Chapter 27: Knights and Squires
- Take two!
- The title of these 2 chapters made me think of Don Quixote, so I was delighted to see that Melville also went there with his reference to Cervantes.
- These men are not just mates and harpooners; they are grander, more heroic, more noble than mere sailors or whalers - they are sailing nobility!
- Stubb - second mate, happy-go-lucky guy. A Cape-Cod-man who loved to smoke his pipe.
- good-humoured, easy and careless
- impious good-humour
- his non-stop smoking kept him healthy, chilled and relaxed - I wonder if tobacco was all he smoked?

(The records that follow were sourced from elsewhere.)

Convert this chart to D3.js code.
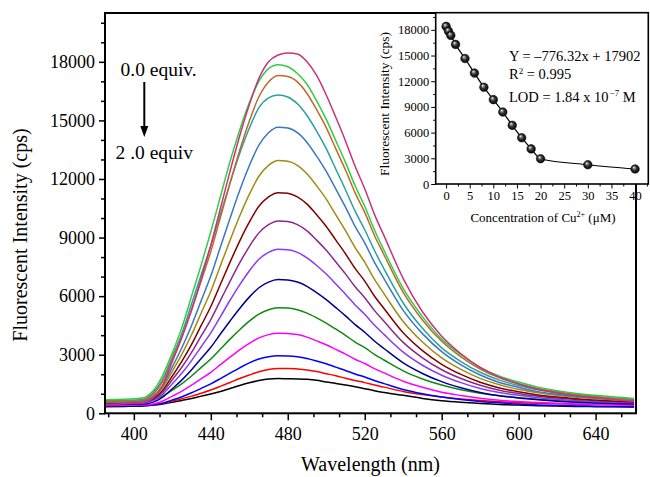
<!DOCTYPE html>
<html><head><meta charset="utf-8">
<script src="https://cdn.jsdelivr.net/npm/d3@7"></script>
<style>
body{margin:0;background:#fff}
svg{display:block}
text{font-family:"Liberation Serif","Times New Roman",serif;fill:#000}
</style>
</head><body>
<svg id="c" width="650" height="477"></svg>
<script>
// ---------- data ----------
const wavelength = [385,395,405,410,415,420,425,430,435,440,445,450,455,460,465,470,475,480,485,490,495,500,505,510,515,520,525,530,540,550,560,570,580,590,600,610,620,630,640,650,660];
const eq00 = [460,490,560,800,1450,2650,3900,5300,6900,8600,10500,12400,14200,15800,17150,18000,18350,18450,18400,18000,17300,16300,15150,13950,12650,11500,10200,9100,6900,5200,3950,3050,2350,1850,1500,1230,1050,900,800,700,620];
const eq05 = [700,720,800,1150,1950,3100,4400,6000,7600,9300,11100,12900,14500,15900,17000,17650,17850,17750,17400,16850,16000,15050,13950,12850,11650,10600,9400,8350,6400,4950,3800,3000,2350,1900,1600,1340,1160,1020,920,830,760];
const eq10 = [600,620,700,970,1640,2770,3940,5280,6780,8280,10040,11790,13460,14960,16210,16970,17300,17250,16970,16380,15550,14630,13540,12460,11290,10290,9120,8120,6190,4780,3690,2890,2270,1820,1520,1270,1100,970,870,780,720];
const eq20 = [620,640,720,1050,1750,2900,4100,5600,7100,8600,10200,11800,13300,14600,15650,16150,16300,16200,15850,15250,14450,13550,12500,11450,10350,9400,8350,7400,5650,4350,3350,2650,2100,1700,1420,1200,1040,920,830,750,690];
const eq40 = [560,580,640,860,1420,2380,3370,4500,5770,7040,8520,9990,11410,12680,13730,14370,14650,14610,14370,13870,13170,12390,11480,10560,9570,8730,7740,6900,5270,4080,3160,2480,1960,1580,1330,1110,970,860,780,700,650];
const eq60 = [560,580,620,820,1320,2160,3030,4020,5140,6250,7560,8860,10100,11210,12140,12700,12950,12910,12700,12270,11650,10970,10160,9350,8490,7740,6870,6130,4700,3650,2840,2250,1790,1460,1230,1050,920,820,750,690,640];
const eq80 = [520,530,570,750,1180,1910,2670,3530,4500,5470,6610,7740,8820,9790,10600,11080,11300,11270,11080,10710,10170,9570,8870,8170,7420,6770,6010,5370,4120,3210,2510,1990,1590,1300,1100,940,830,750,680,630,590];
const eq100 = [500,520,560,710,1080,1720,2370,3120,3960,4800,5780,6760,7700,8540,9240,9660,9850,9820,9660,9340,8870,8350,7750,7140,6480,5920,5270,4710,3630,2840,2230,1780,1440,1180,1010,870,780,710,650,600,570];
const eq120 = [480,500,530,650,970,1510,2060,2700,3410,4120,4950,5790,6580,7290,7890,8240,8400,8380,8240,7960,7570,7130,6620,6100,5550,5070,4520,4040,3130,2460,1950,1570,1270,1060,920,800,720,650,610,570,540];
const eq140 = [450,460,470,570,830,1260,1710,2230,2810,3380,4060,4730,5370,5950,6430,6720,6850,6830,6720,6500,6180,5820,5410,4990,4540,4150,3700,3320,2580,2040,1620,1310,1070,900,780,690,620,570,530,500,470];
const eq160 = [650,660,650,700,880,1190,1520,1910,2350,2780,3290,3800,4280,4720,5080,5300,5400,5390,5300,5130,4890,4620,4310,3990,3650,3360,3020,2730,2170,1760,1450,1210,1030,900,800,720,660,610,580,550,530];
const eq180 = [400,410,420,480,630,880,1140,1440,1770,2100,2490,2880,3250,3580,3860,4030,4100,4090,4030,3900,3710,3510,3270,3030,2770,2550,2290,2070,1640,1330,1080,910,770,670,600,550,510,480,460,440,430];
const eq200 = [380,390,400,430,520,680,850,1050,1280,1510,1780,2060,2330,2580,2780,2900,2950,2940,2900,2810,2680,2534,2365,2196,2014,1858,1676,1520,1221,1000,831,706,610,540,470,430,400,380,360,345,335];
const eq300 = [400,410,420,450,520,630,750,880,1030,1190,1380,1580,1780,1960,2130,2240,2290,2300,2270,2220,2140,2030,1920,1800,1680,1570,1450,1340,1120,960,830,730,650,590,545,510,485,465,450,435,425];
const eq400 = [330,350,380,420,480,560,660,760,880,990,1120,1270,1420,1560,1680,1760,1780,1770,1760,1740,1690,1600,1530,1450,1360,1260,1160,1070,920,760,640,560,500,450,420,390,370,350,340,330,320];
const seriesColors = ["#c8347c","#33cc44","#bf6a2a","#2aa0a0","#3a78c0","#a08c10","#800000","#8a2a8a","#8a3cf0","#000090","#118811","#ff00ff","#0000ff","#ff0000","#000000"];
const xTicks = [400,440,480,520,560,600,640];
const yTicks = [0,3000,6000,9000,12000,15000,18000];
// inset data
const concentration = [0,0.5,1,2,4,6,8,10,12,14,16,18,20,30,40];
const insetIntensity = [18400,17850,17350,16300,14650,12950,11300,9850,8400,6850,5400,4100,2950,2250,1750];
const insetXTicks = [0,5,10,15,20,25,30,35,40];
const insetYTicks = [0,3000,6000,9000,12000,15000,18000];

const spectra = [eq00,eq05,eq10,eq20,eq40,eq60,eq80,eq100,eq120,eq140,eq160,eq180,eq200,eq300,eq400];

// ---------- chart ----------
const svg = d3.select("#c");
const M = {l:105, t:13, r:636, b:413.3};
const x = d3.scaleLinear().domain([385,661]).range([M.l, M.r]);
const y = d3.scaleLinear().domain([0,20500]).range([M.b, M.t]);

svg.append("clipPath").attr("id","clipMain").append("rect")
  .attr("x",M.l).attr("y",M.t).attr("width",M.r-M.l).attr("height",M.b-M.t);

const line = d3.line().x((d,i)=>x(wavelength[i])).y(d=>y(d)).curve(d3.curveMonotoneX);
const gCurves = svg.append("g").attr("clip-path","url(#clipMain)");
for (let k = spectra.length-1; k >= 0; k--) {
  gCurves.append("path").datum(spectra[k]).attr("d",line)
    .attr("fill","none").attr("stroke",seriesColors[k]).attr("stroke-width",1.5)
    .attr("stroke-linejoin","round");
}

// minor ticks
const xMinor = d3.range(400-40/3, 661, 40/3).filter(v => v >= 385 && Math.abs(((v-400)/40) - Math.round((v-400)/40)) > 0.01);
const yMinor = d3.range(0, 20500, 1000).filter(v => v % 3000 !== 0);

function styleAxis(g, fs){
  g.select(".domain").remove();
  g.selectAll(".tick line").attr("stroke","#000").attr("stroke-width",1.5);
  g.selectAll(".tick text").attr("font-size",fs).attr("fill","#000")
   .attr("font-family",'"Liberation Serif","Times New Roman",serif');
}
const gxm = svg.append("g").attr("transform",`translate(0,${M.b})`)
  .call(d3.axisBottom(x).tickValues(xMinor).tickSize(4).tickFormat(""));
styleAxis(gxm,18);
const gx = svg.append("g").attr("transform",`translate(0,${M.b})`)
  .call(d3.axisBottom(x).tickValues(xTicks).tickSize(7).tickPadding(7).tickFormat(d3.format("d")));
styleAxis(gx,18);
const gym = svg.append("g").attr("transform",`translate(${M.l},0)`)
  .call(d3.axisLeft(y).tickValues(yMinor).tickSize(4).tickFormat(""));
styleAxis(gym,18);
const gy = svg.append("g").attr("transform",`translate(${M.l},0)`)
  .call(d3.axisLeft(y).tickValues(yTicks).tickSize(6).tickPadding(4).tickFormat(d3.format("d")));
styleAxis(gy,18);

svg.append("rect").attr("x",M.l).attr("y",M.t).attr("width",M.r-M.l).attr("height",M.b-M.t)
  .attr("fill","none").attr("stroke","#000").attr("stroke-width",2);

// axis titles
svg.append("text").attr("x",(M.l+M.r)/2).attr("y",471).attr("text-anchor","middle")
  .attr("font-size",20).text("Wavelength (nm)");
svg.append("text").attr("transform","translate(27,235) rotate(-90)").attr("text-anchor","middle")
  .attr("font-size",20).text("Fluorescent Intensity (cps)");

// annotation
svg.append("text").attr("x",120.5).attr("y",75.5).attr("font-size",19.5).text("0.0 equiv.");
svg.append("text").attr("x",115.5).attr("y",158.5).attr("font-size",19.5).text("2 .0 equiv");
svg.append("line").attr("x1",144.3).attr("y1",82).attr("x2",144.3).attr("y2",128)
  .attr("stroke","#000").attr("stroke-width",2);
svg.append("path").attr("d","M140.3,126 L148.3,126 L144.3,137 Z").attr("fill","#000");

// ---------- inset ----------
const I = {l:435.7, t:12.7, r:648.3, b:184};
const xi = d3.scaleLinear().domain([-2.2,42.8]).range([I.l, I.r]);
const yi = d3.scaleLinear().domain([0,20000]).range([I.b, I.t]);
svg.append("rect").attr("x",I.l).attr("y",I.t).attr("width",I.r-I.l).attr("height",I.b-I.t)
  .attr("fill","#fff").attr("stroke","none");

const ixMinor = d3.range(-2.5, 43, 2.5).filter(v => v > -2.2 && v % 5 !== 0);
const iyMinor = d3.range(1500, 20000, 3000);
const gixm = svg.append("g").attr("transform",`translate(0,${I.b})`)
  .call(d3.axisBottom(xi).tickValues(ixMinor).tickSize(2.5).tickFormat(""));
styleAxis(gixm,12.5);
const gix = svg.append("g").attr("transform",`translate(0,${I.b})`)
  .call(d3.axisBottom(xi).tickValues(insetXTicks).tickSize(4.5).tickPadding(3).tickFormat(d3.format("d")));
styleAxis(gix,12.5);
const giym = svg.append("g").attr("transform",`translate(${I.l},0)`)
  .call(d3.axisLeft(yi).tickValues(iyMinor).tickSize(2.5).tickFormat(""));
styleAxis(giym,12.5);
const giy = svg.append("g").attr("transform",`translate(${I.l},0)`)
  .call(d3.axisLeft(yi).tickValues(insetYTicks).tickSize(4.5).tickPadding(2).tickFormat(d3.format("d")));
styleAxis(giy,12.5);
[gixm,gix,giym,giy].forEach(g=>g.selectAll(".tick line").attr("stroke-width",1));

svg.append("rect").attr("x",I.l).attr("y",I.t).attr("width",I.r-I.l).attr("height",I.b-I.t)
  .attr("fill","none").attr("stroke","#000").attr("stroke-width",1.6);

const iline = d3.line().x((d,i)=>xi(concentration[i])).y(d=>yi(d)).curve(d3.curveMonotoneX);
svg.append("path").datum(insetIntensity).attr("d",iline).attr("fill","none")
  .attr("stroke","#000").attr("stroke-width",1.2);

const defs = svg.append("defs");
const rg = defs.append("radialGradient").attr("id","ball").attr("cx","50%").attr("cy","50%").attr("r","55%")
  .attr("fx","35%").attr("fy","30%");
rg.append("stop").attr("offset","0%").attr("stop-color","#ffffff");
rg.append("stop").attr("offset","18%").attr("stop-color","#a0a0a0");
rg.append("stop").attr("offset","50%").attr("stop-color","#303030");
rg.append("stop").attr("offset","100%").attr("stop-color","#000");
svg.append("g").selectAll("circle").data(insetIntensity).join("circle")
  .attr("cx",(d,i)=>xi(concentration[i])).attr("cy",d=>yi(d)).attr("r",4.3)
  .attr("fill","url(#ball)").attr("stroke","#000").attr("stroke-width",0.5);

// inset texts
svg.append("text").attr("x",509).attr("y",61).attr("font-size",14.5).text("Y = \u2013776.32x + 17902");
const r2 = svg.append("text").attr("x",509).attr("y",78.5).attr("font-size",14.5);
r2.append("tspan").text("R");
r2.append("tspan").attr("font-size",9).attr("dy",-5).text("2");
r2.append("tspan").attr("dy",5).text(" = 0.995");
const lod = svg.append("text").attr("x",509).attr("y",101.5).attr("font-size",14.5);
lod.append("tspan").text("LOD = 1.84 x 10");
lod.append("tspan").attr("font-size",9).attr("dy",-6).attr("dx",1).text("\u22127");
lod.append("tspan").attr("dy",6).text(" M");

svg.append("text").attr("x",543).attr("y",222).attr("text-anchor","middle").attr("font-size",13)
  .call(t=>{
    t.append("tspan").text("Concentration of Cu");
    t.append("tspan").attr("font-size",8).attr("dy",-5).text("2+");
    t.append("tspan").attr("dy",5).text(" (\u03bcM)");
  });
svg.append("text").attr("transform","translate(389,104) rotate(-90)").attr("text-anchor","middle")
  .attr("font-size",13.5).text("Fluorescent Intensity (cps)");
</script>
</body></html>
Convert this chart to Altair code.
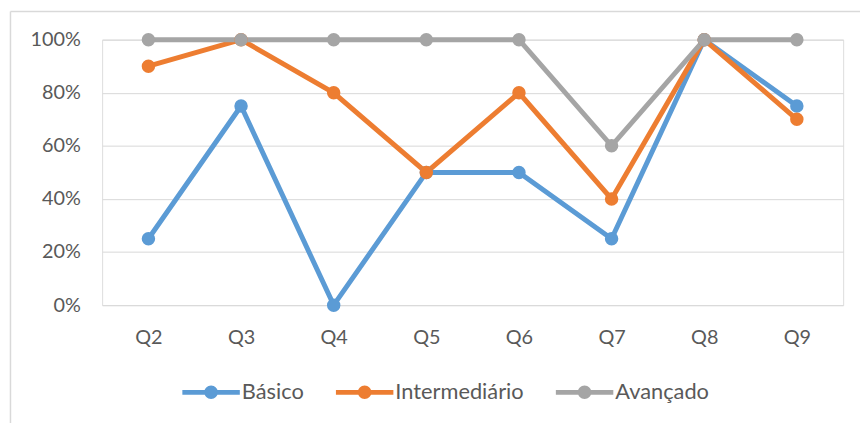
import altair as alt
import pandas as pd

questions = ["Q2", "Q3", "Q4", "Q5", "Q6", "Q7", "Q8", "Q9"]
series = ["Básico", "Intermediário", "Avançado"]
basico = [0.25, 0.75, 0.0, 0.5, 0.5, 0.25, 1.0, 0.75]
intermediario = [0.9, 1.0, 0.8, 0.5, 0.8, 0.4, 1.0, 0.7]
avancado = [1.0, 1.0, 1.0, 1.0, 1.0, 0.6, 1.0, 1.0]
colors = ["#5B9BD5", "#ED7D31", "#A5A5A5"]
y_ticks = [0, 0.2, 0.4, 0.6, 0.8, 1.0]

rows = []
for s, vals in zip(series, [basico, intermediario, avancado]):
    for q, v in zip(questions, vals):
        rows.append({"Questão": q, "Série": s, "Valor": v})
df = pd.DataFrame(rows)

FONT = "Lato"
LABEL_COLOR = "#595959"
GRID = "#d9d9d9"

x = alt.X("Questão:N", sort=questions,
          scale=alt.Scale(type="point", padding=0.5),
          axis=alt.Axis(title=None, labelAngle=0, domain=False, ticks=False,
                        labelPadding=23, labelFont=FONT, labelFontSize=20,
                        labelColor=LABEL_COLOR, grid=False))
y = alt.Y("Valor:Q", scale=alt.Scale(domain=[0, 1], nice=False),
          axis=alt.Axis(title=None, values=y_ticks, format=".0%", domain=False,
                        ticks=False, labelPadding=22, labelFont=FONT,
                        labelFontSize=20, labelColor=LABEL_COLOR, grid=True,
                        gridColor=GRID, gridWidth=1))
color_scale = alt.Scale(domain=series, range=colors)

sym = ("M-1,-0.082L1,-0.082L1,0.082L-1,0.082Z"
       "M-0.235,0A0.235,0.235,0,1,1,0.235,0A0.235,0.235,0,1,1,-0.235,0Z")

legend = alt.Legend(title=None, orient="none", direction="horizontal",
                    legendX=81, legendY=327, padding=0,
                    symbolType=sym, symbolSize=3364,
                    symbolStrokeWidth=0, symbolOpacity=1,
                    labelOffset=2, columnPadding=32,
                    labelFont=FONT, labelFontSize=22,
                    labelColor=LABEL_COLOR)

color = alt.Color("Série:N", scale=color_scale, sort=series, legend=legend)

lines = alt.Chart(df).mark_line(strokeWidth=5).encode(x=x, y=y, color=color)
points = alt.Chart(df).mark_circle(size=185, opacity=1).encode(x=x, y=y, color=color)

one = pd.DataFrame({"a": [0]})
frame_top = alt.Chart(one).mark_rule(color=GRID, strokeWidth=1.5).encode(
    x=alt.value(-92.5), x2=alt.value(770), y=alt.value(-28.5))
frame_left = alt.Chart(one).mark_rule(color=GRID, strokeWidth=1.5).encode(
    x=alt.value(-92.5), y=alt.value(-28.5), y2=alt.value(400))

chart = alt.layer(frame_top, frame_left, lines, points).properties(
    width=748, height=268,
    autosize=alt.AutoSizeParams(type="none"),
    padding={"left": 95, "top": 30, "right": 17, "bottom": 117},
).configure_view(stroke=None).configure(background="white")

chart.save("out.html", embed_options={"renderer": "svg", "actions": False})
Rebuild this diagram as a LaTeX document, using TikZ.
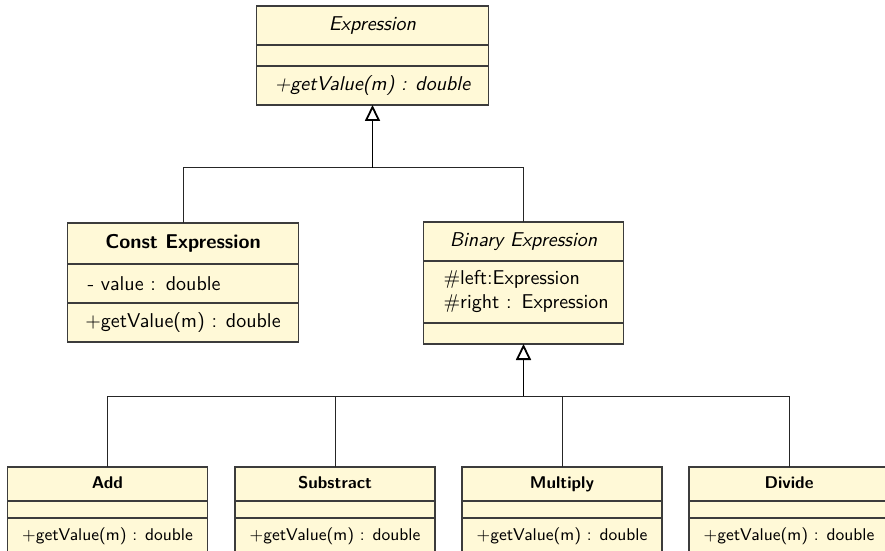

- Flask - third mate, who hated whales with a passion. From Martha's Vineyard.
- seemed to think that the great Leviathans had personally and hereditarily affronted him.
- ignorant, unconscious fearlessness
- Flask is reckless and passionate compared to Starbuck's steady, cautious, calm. Stubb is the 'whatever' guy in the middle.
- Each mate is accompanied by a 'boat-steerer or harpooner'.
- Starbuck and Queequeg
- Stubb and Tashtego
- 'an unmixed Indian from Gay Head' (on Martha's Vineyard).
- from a long line of 'daring harpooners'.
- Flask and Daggoo
- a volunteer from Africa
- a gigantic, coal-black negro-savage
- with 'two golden hoops' in his ears.
- erect as a giraffe
- For all of the democratic dignity and equality idealism of the previous chapter, Melville (or Ishmael) reveals the strict class system that actually exists on board the Pequod.
- The rest of the crew 'not one in two of the many thousand men before the mast...are Americans born, though pretty nearly all the officers are.'
- the native [white] American liberally provides the brains, the rest of the world as generously supplying the muscles.
- Black Little Pip - poor Alabama boy
- Melville suggests we will get to hear more about this lad before he is 'sent for'.
- called a coward here, hailed a hero there!
Chapter 28: Ahab
- Reality outran apprehension; Captain Ahab stood upon his quarter-deck.
- Ishmael is clearly our narrator again. The last 2 chapters felt like Melville getting in the way of Ishmael's story. Who has the authorial ascendancy?
- seemed made of solid bronze
- a huge lividly whitish scar ran down one side of his face and neck
- how he got this scar has become an old sea-tradition
- overbearing grimness
- barbaric white leg
- firmest fortitude, a determinate, unsurrenderable wilfulness
- as the weather warms up, Ahab spends more and more time on deck
- more than once did he put forth the faint blossom of a look, which, in any other man, would have soon flowered out in a smile.
Chapter 29: Enter Ahab; to him, Stubb
- Our first complex chapter heading.
- A few days have gone by & we are now sailing near the Equator
- the warmly cool, clear, ringing, perfumed, over-flowing, redundant days
- such winsome days and such seducing nights
- the calm before the storm?
- Ahab is 'wakeful' and views his cabin as a tomb.
- Most nights he is considerate of his shipmates and refrains from 'patrolling the quarter-deck' to avoid the 'reverberating crack and din of that bony step.'
- But one night he forgets and Stubb is unable to sleep.
- with 'a certain unassured, deprecating humorousness', Stubb hinted to Ahab about ways to muffle the noise.
- Ah! Stubb, thou did'st not know Ahab then.
- Ahab calls him a dog in no uncertain terms.
- Stubb is offended...and says so.
- "Then be called ten times a donkey, and a mule, and an ass, and begone, or I'll clear the world of thee!"
- I know this is a clear case of work-place bullying, but it's also rather funny!
- Stubb wonders for the first, is Ahab mad?
- Coming afoul of that old man has a sort of turned me wrong side out.
- Stubb philosophy:
- Think not, is my eleventh commandment; and sleep when you can, is my twelfth.
Chapter 30: The Pipe
- Ahab gives up smoking:
- this smoking no longer soothes
- a sign of an unquiet soul?
- Can what happens next be blamed on nicotine withdrawal?